| La primera prueba de que Pearl Harbor es una película "de
      fórmula" llega con una frase que pronuncia el protagonista, Rafe
      (Ben Affleck), intrépido piloto de la Fuerza Aérea yanqui a punto de
      partir hacia Inglaterra. Estamos en 1941, Estados Unidos todavía no tomó
      partido en la Segunda Guerra, y Rafe, patriota como no hay dos, decide
      involucrarse solo, por adelantado, como voluntario al servicio de los
      aliados. Refiriéndose a su novia Evelyn (Kate Beckinsale), dice: "Si
      le pido que no venga a despedirme y viene... significa que me ama de
      verdad". Por supuesto que la chica se presentará en la terminal. A
      continuación, durante un rato, el film se las rebusca para pasearnos por
      los prolegómenos del bombardeo japonés (7 de diciembre del '41, sobre la
      flota estadounidense del Pacífico estacionada en el puerto hawaiano de
      Pearl Harbor) con cierta dignidad. Es decir: con razonable ritmo, con el
      suficiente despliegue de producción como para tornar creíbles las
      alternativas que, en uno y otro campo, apuran la conversión de la guerra
      eurasiática en una conflagración mundial. Este módico tramo, que se
      puede comparar con aquellas que se conocen como "películas
      clásicas" sobre la Segunda Guerra, es lo mejor de Pearl Harbor.

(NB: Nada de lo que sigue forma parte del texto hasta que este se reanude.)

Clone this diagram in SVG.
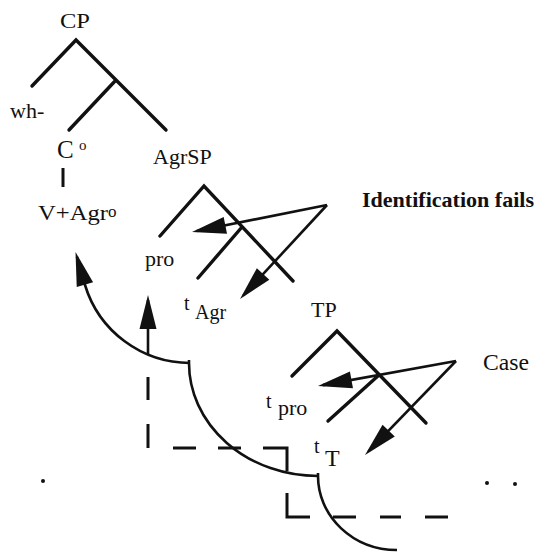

      Pero se termina pronto.
 Lo que sigue es lo esencial. En
      términos argumentales, discurre a dos puntas. Por un lado la vertiente
      patriotera-bélica, que se instala plenamente con el bombardeo de marras.
      Por el otro, una trama romántica que no sólo involucra a Rafe y a
      Evelyn, sino a otro conspicuo aviador americano, Danny (Josh Hartnett). Me
      explico: antes de la catástrofe de Pearl, a Rafe se lo dio por muerto en
      acción al otro lado del océano. Tras el obligado duelo, Evelyn inicia un
      affaire con Danny (a la sazón, mejor amigo de Rafe). El filón
      sentimental irrumpe cuando el héroe, meses después, vuelve a casa sano y
      salvo para sorpresa de todo el mundo. Del espectador, incluso, que
      contempla cómo la muchacha sigue enamorada de su antiguo novio y, sin
      embargo, no se digna a retornar con él. Los peores pálpitos empezaron a
      acosarme en ese instante: ¿no será –me dije– que Evelyn está
      embarazada de Danny, y por eso la fidelidad? En este punto las tramas se
      entrelazan para potenciarse. Danny y Rafe levantan vuelo hacia Japón,
      para vengar el bombardeo, mientras Evelyn permanece at home,
      penando y palpitando la suerte de los aguerridos soldados con la misma
      ansiedad que se supone debería dominar a la platea. Lo que importa, en todo caso, es que
      ambas tramas –la sentimental como la bélica– resultan aplastantemente
      previsibles a partir de aquí. Tanto es así que los efectos especiales,
      espectaculares en general y particularmente logrados durante el bombardeo
      que da nombre al film (bien que en parte malogrados por la omnipresente
      música, que subraya innecesariamente su carácter trágico), dan
      la sensación de haberse concretado a expensas de todo lo demás.
      Empezando por el guión, naturalmente, que amontona todos los clisés y
      golpes bajos de la historia del cine bélico made in USA. Ahí
      están los japoneses, tan "marciales" que ni parecen humanos,
      mientras que los americanos (y no sólo Affleck y Hartnett) hacen las
      veces de top models nobles, tiernos, cariñosos y viriles. Ahí
      está esa retahíla de espantosas frases ("Nació para ser héroe;
      ansiaba serlo"; "¿Cómo podremos seguir siendo amigos
      ahora?"; "Vamos a tumbar cabezas...", etc.) y todas esas
      banderas, inundando de estrellas y franjas la pantalla. Ahí está el
      lisiado presidente Roosevelt, dejando su silla de ruedas para ponerse de pie a puro ímpetu patriótico
      (con el fin de contagiar esa energía a sus pusilánimes asesores), en una
      escena propia de la carpa del pastor Jiménez. Ahí está Cuba Gooding
      Jr., haciendo a otro de esos "negros blancos" (aplicados,
      virginales, empeñosos) absolutamente indigeribles. Ahí están, finalmente, todas las
    cursilerías que se puedan imaginar. Oigan esta frase de Evelyn: "Le
    daré mi corazón a Danny, pero no volveré a ver otra puesta de sol sin
    pensar en ti". Vaya, vaya. Lo peor, no obstante, es la ramplona
    moralina que acompasa la evolución de la trama sentimental. Me ahorro los
    detalles, ya que no quiero anticipar datos que algunos considerarán claves.